## [WHAT YOU NEED TO DO]
Give an exact transcription of every line, dropping the images.

## [INFORMATION PROVIDED]
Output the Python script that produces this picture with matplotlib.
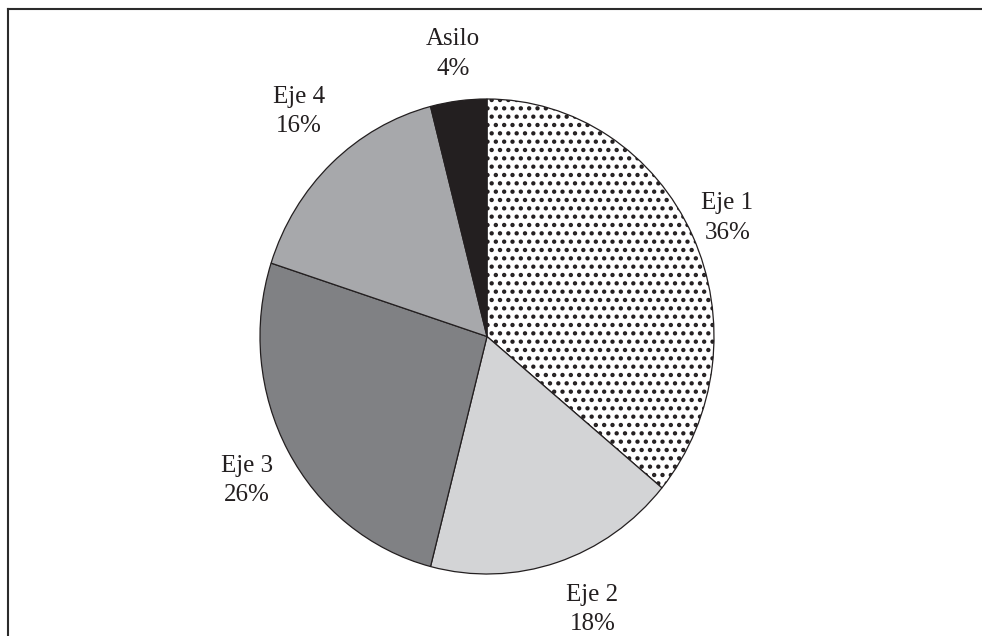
import numpy as np
import matplotlib
matplotlib.use("Agg")
import matplotlib.pyplot as plt
from matplotlib.lines import Line2D

# Data
labels = ["Eje 1", "Eje 2", "Eje 3", "Eje 4", "Asilo"]
values = [36, 18, 26, 16, 4]
colors = ["white", "#d3d4d6", "#808184", "#a7a8ab", "#231f20"]
hatches = ["..", None, None, None, None]
label_dist = [1.17, 1.24, 1.22, 1.26, 1.2]
label_shift = [0, 4, 1, -2, 0]  # small angular nudges (degrees)

plt.rcParams["font.family"] = ["Liberation Serif", "DejaVu Serif"]
plt.rcParams["hatch.linewidth"] = 1.9
plt.rcParams["hatch.color"] = "#111111"

fig = plt.figure(figsize=(9.82, 6.36), dpi=100)
# pie is drawn slightly taller than wide, like the reference
ax = fig.add_axes([260 / 982, 62 / 636, 454 / 982, 475 / 636])

wedges, _ = ax.pie(values, colors=colors, startangle=90, counterclock=False,
                   wedgeprops=dict(edgecolor="#231f20", linewidth=0.9),
                   labels=None)
for w, h in zip(wedges, hatches):
    if h:
        w.set_hatch(h)

ax.set_aspect("auto")
ax.set_xlim(-1, 1)
ax.set_ylim(-1, 1)
ax.axis("off")

# labels outside each wedge, centred
for w, lab, v, r, s in zip(wedges, labels, values, label_dist, label_shift):
    ang = np.deg2rad((w.theta1 + w.theta2) / 2 + s)
    ax.text(r * np.cos(ang), r * np.sin(ang), f"{lab}\n{v}%",
            ha="center", va="center", fontsize=18, linespacing=1.45,
            color="#231f20", clip_on=False)

# frame: top and left only
fig.add_artist(Line2D([7.5 / 982, 1], [1 - 8.5 / 636, 1 - 8.5 / 636],
                      transform=fig.transFigure, color="#2b2b2b", linewidth=1.5))
fig.add_artist(Line2D([7.5 / 982, 7.5 / 982], [0, 1 - 8.5 / 636],
                      transform=fig.transFigure, color="#2b2b2b", linewidth=1.5))

fig.savefig("out.png", dpi=100, facecolor="white")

## [SOLUTION]
Output the Python script that produces this picture with matplotlib.
import numpy as np
import matplotlib
matplotlib.use("Agg")
import matplotlib.pyplot as plt
from matplotlib.lines import Line2D

# Data
labels = ["Eje 1", "Eje 2", "Eje 3", "Eje 4", "Asilo"]
values = [36, 18, 26, 16, 4]
colors = ["white", "#d3d4d6", "#808184", "#a7a8ab", "#231f20"]
hatches = ["..", None, None, None, None]
label_dist = [1.17, 1.24, 1.22, 1.26, 1.2]
label_shift = [0, 4, 1, -2, 0]  # small angular nudges (degrees)

plt.rcParams["font.family"] = ["Liberation Serif", "DejaVu Serif"]
plt.rcParams["hatch.linewidth"] = 1.9
plt.rcParams["hatch.color"] = "#111111"

fig = plt.figure(figsize=(9.82, 6.36), dpi=100)
# pie is drawn slightly taller than wide, like the reference
ax = fig.add_axes([260 / 982, 62 / 636, 454 / 982, 475 / 636])

wedges, _ = ax.pie(values, colors=colors, startangle=90, counterclock=False,
                   wedgeprops=dict(edgecolor="#231f20", linewidth=0.9),
                   labels=None)
for w, h in zip(wedges, hatches):
    if h:
        w.set_hatch(h)

ax.set_aspect("auto")
ax.set_xlim(-1, 1)
ax.set_ylim(-1, 1)
ax.axis("off")

# labels outside each wedge, centred
for w, lab, v, r, s in zip(wedges, labels, values, label_dist, label_shift):
    ang = np.deg2rad((w.theta1 + w.theta2) / 2 + s)
    ax.text(r * np.cos(ang), r * np.sin(ang), f"{lab}\n{v}%",
            ha="center", va="center", fontsize=18, linespacing=1.45,
            color="#231f20", clip_on=False)

# frame: top and left only
fig.add_artist(Line2D([7.5 / 982, 1], [1 - 8.5 / 636, 1 - 8.5 / 636],
                      transform=fig.transFigure, color="#2b2b2b", linewidth=1.5))
fig.add_artist(Line2D([7.5 / 982, 7.5 / 982], [0, 1 - 8.5 / 636],
                      transform=fig.transFigure, color="#2b2b2b", linewidth=1.5))

fig.savefig("out.png", dpi=100, facecolor="white")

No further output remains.